With the sole rights to recreate designs from the Signature Prints Florence Broadhurst library, Cadry’s first two collections have been lauded at home and around the world. It’s ironic that 30 years after her death, Jacques old friend Florence Broadhurst  has been reborn with a rug collection created by his sons and grandson.

It is a respected and revered family business which has expanded since Jacques Cadry opened his first shop in Sydney in 1952. Since his death ten years ago, the business now offers a contemporary and custom gallery across the street in Glenmore Road which has an extraordinary offering.

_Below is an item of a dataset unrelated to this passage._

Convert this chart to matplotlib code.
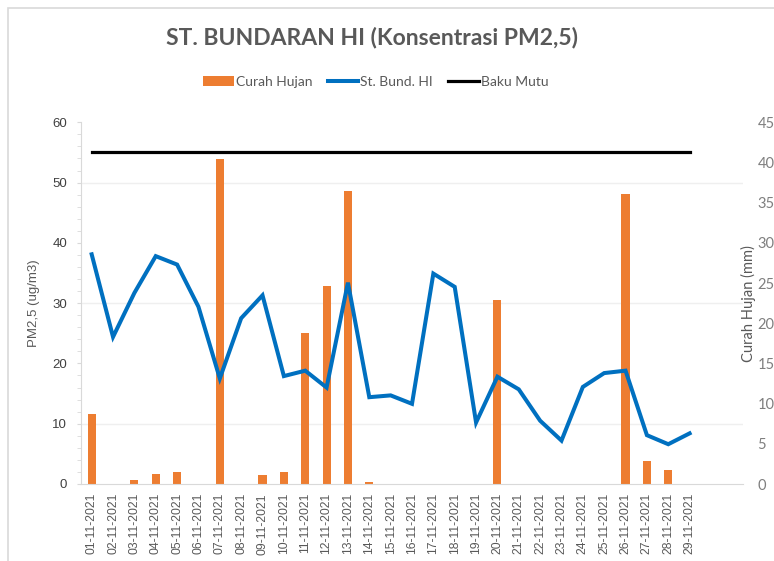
import matplotlib
matplotlib.use("Agg")
import matplotlib.pyplot as plt
from matplotlib.patches import Patch, Rectangle
from matplotlib.lines import Line2D
import numpy as np

# data
dates = ["01-11-2021", "02-11-2021", "03-11-2021", "04-11-2021", "05-11-2021",
         "06-11-2021", "07-11-2021", "08-11-2021", "09-11-2021", "10-11-2021",
         "11-11-2021", "12-11-2021", "13-11-2021", "14-11-2021", "15-11-2021",
         "16-11-2021", "17-11-2021", "18-11-2021", "19-11-2021", "20-11-2021",
         "21-11-2021", "22-11-2021", "23-11-2021", "24-11-2021", "25-11-2021",
         "26-11-2021", "27-11-2021", "28-11-2021", "29-11-2021"]
pm25 = [38.1, 24.4, 31.7, 37.8, 36.4, 29.4, 17.5, 27.5, 31.3, 17.9,
        18.8, 16.0, 33.4, 14.4, 14.7, 13.3, 34.9, 32.7, 10.2, 17.8,
        15.7, 10.5, 7.2, 16.1, 18.4, 18.8, 8.1, 6.6, 8.4]
curah_hujan = [8.7, 0, 0.5, 1.2, 1.5, 0, 40.4, 0, 1.1, 1.5,
               18.8, 24.6, 36.4, 0.2, 0, 0, 0, 0, 0, 22.9,
               0, 0, 0, 0, 0, 36.1, 2.9, 1.7, 0]
baku_mutu = [55] * len(dates)
n_slots = 31  # category axis has room for 31 days (30 and 31 are blank)

ORANGE = "#ED7D31"
BLUE = "#0070C0"
GRID = "#EFEFEF"
AXIS = "#D9D9D9"
TXT = "#595959"

x = np.arange(len(dates))

fig = plt.figure(figsize=(7.74, 5.61), dpi=100)
ax = fig.add_axes([81 / 774, 1 - 484 / 561, 662 / 774, 361.7 / 561])
ax2 = ax.twinx()

# bars on the right axis, lines drawn on top
ax2.bar(x, curah_hujan, width=0.38, color=ORANGE, zorder=2)
ax.plot(x, pm25, color=BLUE, lw=2.9, solid_joinstyle="miter", zorder=3)
ax.plot(x, baku_mutu, color="black", lw=2.3, zorder=3)

ax.set_zorder(ax2.get_zorder() + 1)
ax.patch.set_visible(False)

ax.set_xlim(-0.5, n_slots - 0.5)
ax.set_ylim(0, 60)
ax2.set_ylim(0, 45)

ax.set_yticks(np.arange(0, 61, 10))
ax.set_yticks(np.arange(0, 61, 2), minor=True)
ax2.set_yticks(np.arange(0, 46, 5))

# gridlines behind bars, placed on ax2 so they line up with left major ticks
ax2.set_yticks(np.arange(0, 46, 7.5), minor=True)
ax2.yaxis.grid(True, which="minor", color=GRID, lw=1.0)
ax2.set_axisbelow(True)

ax.set_xticks(x)
ax.set_xticklabels(dates, rotation=90, fontsize=8.7, color=TXT,
                   family="Liberation Sans")
ax.tick_params(axis="x", length=0, pad=6.5)
ax.tick_params(axis="y", which="both", length=3, color=AXIS, pad=7,
               labelsize=9.5, labelcolor="#404040")
for lab in ax.get_yticklabels():
    lab.set_family("Liberation Sans")
ax2.tick_params(axis="y", which="both", length=0, pad=10.5,
                labelsize=10.5, labelcolor="#7F7F7F")
for lab in ax2.get_yticklabels():
    lab.set_family("Lato")

for a in (ax, ax2):
    for s in ("top", "right"):
        a.spines[s].set_visible(False)
    a.spines["left"].set_color(AXIS)
    a.spines["bottom"].set_color(AXIS)
ax2.spines["left"].set_visible(False)
ax2.spines["bottom"].set_visible(False)

ax.set_ylabel("PM2,5 (ug/m3)", fontsize=9.5, color=TXT, family="Liberation Sans")
ax.yaxis.set_label_coords(-0.062, 0.5)
ax2.set_ylabel("Curah Hujan (mm)", fontsize=10.5, color=TXT, family="Lato")
ax2.yaxis.set_label_coords(0.997, 0.5)

fig.text(372 / 774, 1 - 38 / 561, "ST. BUNDARAN HI (Konsentrasi PM2,5)",
         ha="center", va="center", fontsize=16.5, fontweight="bold",
         color=TXT, family="Lato")

handles = [Patch(facecolor=ORANGE, edgecolor="none"),
           Line2D([], [], color=BLUE, lw=2.9),
           Line2D([], [], color="black", lw=2.3)]
fig.legend(handles, ["Curah Hujan", "St. Bund. HI", "Baku Mutu"],
           loc="center", bbox_to_anchor=(376 / 774, 1 - 82 / 561), ncol=3,
           frameon=False, prop={"family": "Lato", "size": 10},
           labelcolor=TXT, handlelength=2.2, handletextpad=0.15,
           columnspacing=1.1)

# chart area border
fig.patches.append(Rectangle((7.5 / 774, -0.05), 1.2, 1.05 - 7.5 / 561,
                             transform=fig.transFigure, fill=False,
                             edgecolor=AXIS, lw=1.2))

fig.savefig("out.png", dpi=100)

The contemporary gallery space stocks award-winning rugs by leading European designers including Jan Kath. Their creations sit comfortably beside their many one-of-a-kind contemporary hand knotted rugs from Afghanistan, India and Nepal. The contemporary range offers a refined and lively balance to the more traditional carpets across the road, provide custom orders and share the same pedigrees that have made the Cadry’s collections so discerning.

Mark Cadry explains, “All our contemporary rugs are hand knotted in Nepal in the same authentic and traditional manner that has existed for centuries which will ensure lasting quality and value. For us it was of primary importance that each piece was made with high-quality materials and produced in an ethical and sustainable manner,” he says.

The Contemporary showroom is where you can order anything your heart desires whether it be the simplest rug with subtle nuances of colour to a  massive colourful masterpiece in silk and nettle.

Jacques Cadry would have loved the idea that even rugs past their prime could be reworked and reborn into something modern and useful… and become a piece of history for which another person could fall in love.

As Bob Cadry laments: Tufted rugs are tomorrow’s landfill, whereas hand woven wool and silk rugs (as long as they are treasured) are great investments to love and cherish. They will be heirlooms that tell a story about a place in time.”